* GOAL OF THE EXERCISE *
Skip the pictures and quote all of the lines exactly.
········
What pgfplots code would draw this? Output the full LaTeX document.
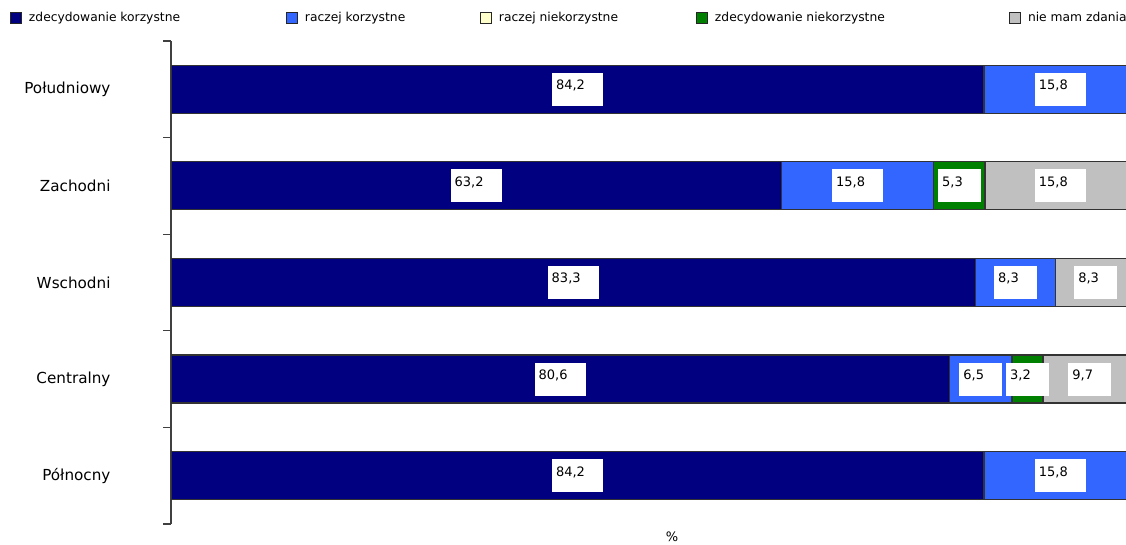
\documentclass[border=0pt]{standalone}
\usepackage{fontspec}
\setmainfont{DejaVu Sans}
\usepackage{pgfplots}
\usepackage{pgfplotstable}
\pgfplotsset{compat=1.18}

\definecolor{navy}{RGB}{0,0,128}
\definecolor{blu}{RGB}{51,102,255}
\definecolor{lightyel}{RGB}{255,255,204}
\definecolor{grn}{RGB}{0,128,0}
\definecolor{gry}{RGB}{192,192,192}

% categories bottom to top: Północny, Centralny, Wschodni, Zachodni, Południowy
\pgfplotstableread{
y a b c d e
0 84.2 15.8 0 0 0
1 80.6 6.5 0 3.2 9.7
2 83.3 8.3 0 0 8.3
3 63.2 15.8 0 5.3 15.8
4 84.2 15.8 0 0 0
}\data

% segment centres for the value boxes
\pgfplotstableread{
y cx lab
4 42.1 84,2
4 92.1 15,8
3 31.6 63,2
3 71.1 15,8
3 81.65 5,3
3 92.1 15,8
2 41.65 83,3
2 87.45 8,3
2 95.75 8,3
1 40.3 80,6
1 83.85 6,5
1 88.7 3,2
1 95.15 9,7
0 42.1 84,2
0 92.1 15,8
}\labels

\pgfplotsset{
  legsq/.style={legend image code/.code={
      \draw[##1,draw=black!85,line width=0.8pt] (0pt,-5.5pt) rectangle (11pt,5.5pt);
      \path (18pt,0pt);}},
  common/.style={
    at={(171pt,21pt)}, anchor=south west,
    scale only axis, width=955pt, height=483pt,
    xmin=0, xmax=98.9, ymin=-0.5, ymax=4.5},
}

\begin{document}
\begin{tikzpicture}
\useasboundingbox (0,0) rectangle (1126pt,545pt);
\begin{axis}[
    common,
    xbar stacked,
    bar width=48pt,
    axis y line*=left,
    hide x axis,
    axis line style={black!75, line width=1.2pt},
    ytick={0,1,2,3,4},
    yticklabels={Północny,Centralny,Wschodni,Zachodni,Południowy},
    minor ytick={-0.5,0.5,1.5,2.5,3.5,4.5},
    tick align=outside,
    major tick length=0pt,
    minor tick length=8pt,
    minor tick style={black!75, line width=1.2pt},
    yticklabel style={anchor=east, xshift=-57pt, font=\fontsize{15.2}{18}\selectfont},
    every axis plot/.append style={draw=black!80, line width=1.2pt},
    legend columns=5,
    legend style={at={(0,1)}, anchor=west, xshift=-161pt, yshift=23pt,
      draw=none, fill=none, inner sep=0pt, outer sep=0pt,
      column sep=0pt, nodes={inner sep=0pt},
      font=\fontsize{12.3}{14}\selectfont},
]
\addplot[fill=navy, legsq] table[x=a, y=y] {\data};
\addlegendentry{\makebox[257pt][l]{zdecydowanie korzystne}}
\addplot[fill=blu, legsq] table[x=b, y=y] {\data};
\addlegendentry{\makebox[175pt][l]{raczej korzystne}}
\addplot[fill=lightyel, legsq] table[x=c, y=y] {\data};
\addlegendentry{\makebox[197pt][l]{raczej niekorzystne}}
\addplot[fill=grn, legsq] table[x=d, y=y] {\data};
\addlegendentry{\makebox[294pt][l]{zdecydowanie niekorzystne}}
\addplot[fill=gry, legsq] table[x=e, y=y] {\data};
\addlegendentry{nie mam zdania}
\end{axis}

\begin{axis}[common, hide axis, clip=false]
\addplot[draw=none, mark=none,
  nodes near coords={\hspace*{4pt}\pgfplotspointmeta\hspace*{18pt}},
  point meta=explicit symbolic,
  nodes near coords style={fill=white, anchor=center, inner xsep=0pt, inner ysep=0pt,
    text height=17pt, text depth=16pt, font=\fontsize{13}{15}\selectfont}]
  table[x=cx, y=y, meta=lab] {\labels};
\end{axis}

\node[font=\fontsize{13}{15}\selectfont] at (672pt,8pt) {\%};
\end{tikzpicture}
\end{document}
········
* THE RESULT *
What pgfplots code would draw this? Output the full LaTeX document.
\documentclass[border=0pt]{standalone}
\usepackage{fontspec}
\setmainfont{DejaVu Sans}
\usepackage{pgfplots}
\usepackage{pgfplotstable}
\pgfplotsset{compat=1.18}

\definecolor{navy}{RGB}{0,0,128}
\definecolor{blu}{RGB}{51,102,255}
\definecolor{lightyel}{RGB}{255,255,204}
\definecolor{grn}{RGB}{0,128,0}
\definecolor{gry}{RGB}{192,192,192}

% categories bottom to top: Północny, Centralny, Wschodni, Zachodni, Południowy
\pgfplotstableread{
y a b c d e
0 84.2 15.8 0 0 0
1 80.6 6.5 0 3.2 9.7
2 83.3 8.3 0 0 8.3
3 63.2 15.8 0 5.3 15.8
4 84.2 15.8 0 0 0
}\data

% segment centres for the value boxes
\pgfplotstableread{
y cx lab
4 42.1 84,2
4 92.1 15,8
3 31.6 63,2
3 71.1 15,8
3 81.65 5,3
3 92.1 15,8
2 41.65 83,3
2 87.45 8,3
2 95.75 8,3
1 40.3 80,6
1 83.85 6,5
1 88.7 3,2
1 95.15 9,7
0 42.1 84,2
0 92.1 15,8
}\labels

\pgfplotsset{
  legsq/.style={legend image code/.code={
      \draw[##1,draw=black!85,line width=0.8pt] (0pt,-5.5pt) rectangle (11pt,5.5pt);
      \path (18pt,0pt);}},
  common/.style={
    at={(171pt,21pt)}, anchor=south west,
    scale only axis, width=955pt, height=483pt,
    xmin=0, xmax=98.9, ymin=-0.5, ymax=4.5},
}

\begin{document}
\begin{tikzpicture}
\useasboundingbox (0,0) rectangle (1126pt,545pt);
\begin{axis}[
    common,
    xbar stacked,
    bar width=48pt,
    axis y line*=left,
    hide x axis,
    axis line style={black!75, line width=1.2pt},
    ytick={0,1,2,3,4},
    yticklabels={Północny,Centralny,Wschodni,Zachodni,Południowy},
    minor ytick={-0.5,0.5,1.5,2.5,3.5,4.5},
    tick align=outside,
    major tick length=0pt,
    minor tick length=8pt,
    minor tick style={black!75, line width=1.2pt},
    yticklabel style={anchor=east, xshift=-57pt, font=\fontsize{15.2}{18}\selectfont},
    every axis plot/.append style={draw=black!80, line width=1.2pt},
    legend columns=5,
    legend style={at={(0,1)}, anchor=west, xshift=-161pt, yshift=23pt,
      draw=none, fill=none, inner sep=0pt, outer sep=0pt,
      column sep=0pt, nodes={inner sep=0pt},
      font=\fontsize{12.3}{14}\selectfont},
]
\addplot[fill=navy, legsq] table[x=a, y=y] {\data};
\addlegendentry{\makebox[257pt][l]{zdecydowanie korzystne}}
\addplot[fill=blu, legsq] table[x=b, y=y] {\data};
\addlegendentry{\makebox[175pt][l]{raczej korzystne}}
\addplot[fill=lightyel, legsq] table[x=c, y=y] {\data};
\addlegendentry{\makebox[197pt][l]{raczej niekorzystne}}
\addplot[fill=grn, legsq] table[x=d, y=y] {\data};
\addlegendentry{\makebox[294pt][l]{zdecydowanie niekorzystne}}
\addplot[fill=gry, legsq] table[x=e, y=y] {\data};
\addlegendentry{nie mam zdania}
\end{axis}

\begin{axis}[common, hide axis, clip=false]
\addplot[draw=none, mark=none,
  nodes near coords={\hspace*{4pt}\pgfplotspointmeta\hspace*{18pt}},
  point meta=explicit symbolic,
  nodes near coords style={fill=white, anchor=center, inner xsep=0pt, inner ysep=0pt,
    text height=17pt, text depth=16pt, font=\fontsize{13}{15}\selectfont}]
  table[x=cx, y=y, meta=lab] {\labels};
\end{axis}

\node[font=\fontsize{13}{15}\selectfont] at (672pt,8pt) {\%};
\end{tikzpicture}
\end{document}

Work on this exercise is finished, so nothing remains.